Green Synthesis of Zinc Oxide Nanoparticles Using Terminalia Catappa Leaf Extract and its Application in Phytoremediation of Some Polycyclic Aromatic Hydrocarbons in Contaminated Soil


  • A.F. Oluyinka-Edunro, B.M. Ogunsanwo and O.O. Adeyemi


Degradation, Pollutants, Metal oxide, Uptake


Green synthesis of nanoparticles has been embraced in the field of nanotechnology in recent times. This is because of its promising benefits over other chemical methods. In this study zinc oxide nanoparticles (ZnO NPs) were synthesised via a green-mediated route with Terminalia catappa (Almond) leaf extract, a plant rich in alkaloids and flavonoids.

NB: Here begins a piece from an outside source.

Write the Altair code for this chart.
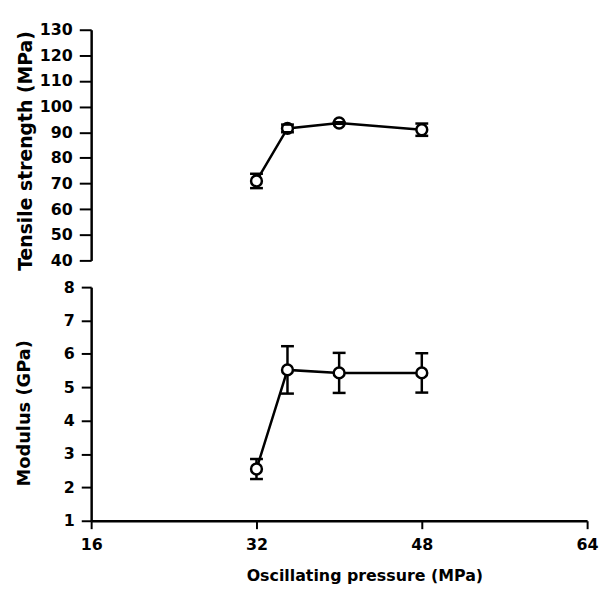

The biosynthesized zinc oxide nanoparticles were characterised using X-ray diffraction (XRD), scanning electron microscope (SEM), energy dispersive X-ray (EDX) and Fourier transform infrared microscopy (FTIR).  The XRD and electron microscopy both confirmed the hexagonal crystalline wurtzite structure of ZnO NPs with an average size of 28nm. The EDX result showed an elemental yield of 94.8 and 3.3% for Zn and O respectively. FTIR results indicate Zn-O stretching vibration at 460cm-1. Furthermore, this study evaluated the role of ZnO nanoparticles in the uptake and degradation of some polycyclic aromatic hydrocarbons (PAHs) in contaminated soil on which Panicum maximum Jacq. (Poaceae) and Aspilia africana Pers. (Asteraceae) plants grow. The uptakes of the PAHs in the two plants were quantified by Gas chromatography-mass spectroscopy. The percentage degradation of the investigated PAHs-anthracene, benzo[a]anthracene, benzo[k]flouranthene, chrysene and naphthalene in the soil of Panicum maximum were 56.5, 71.3, 39.7, 54.2 and 83.5% while in the soil of Aspilia Africana 60.9, 74.6, 45.8, 58.8 and 85.2% were obtained respectively. The results indicated that Naphthalene had the highest percentage of degradation. Therefore, as the concentration of the ZnO NPs increases, degradation of the polycyclic aromatic hydrocarbon increases.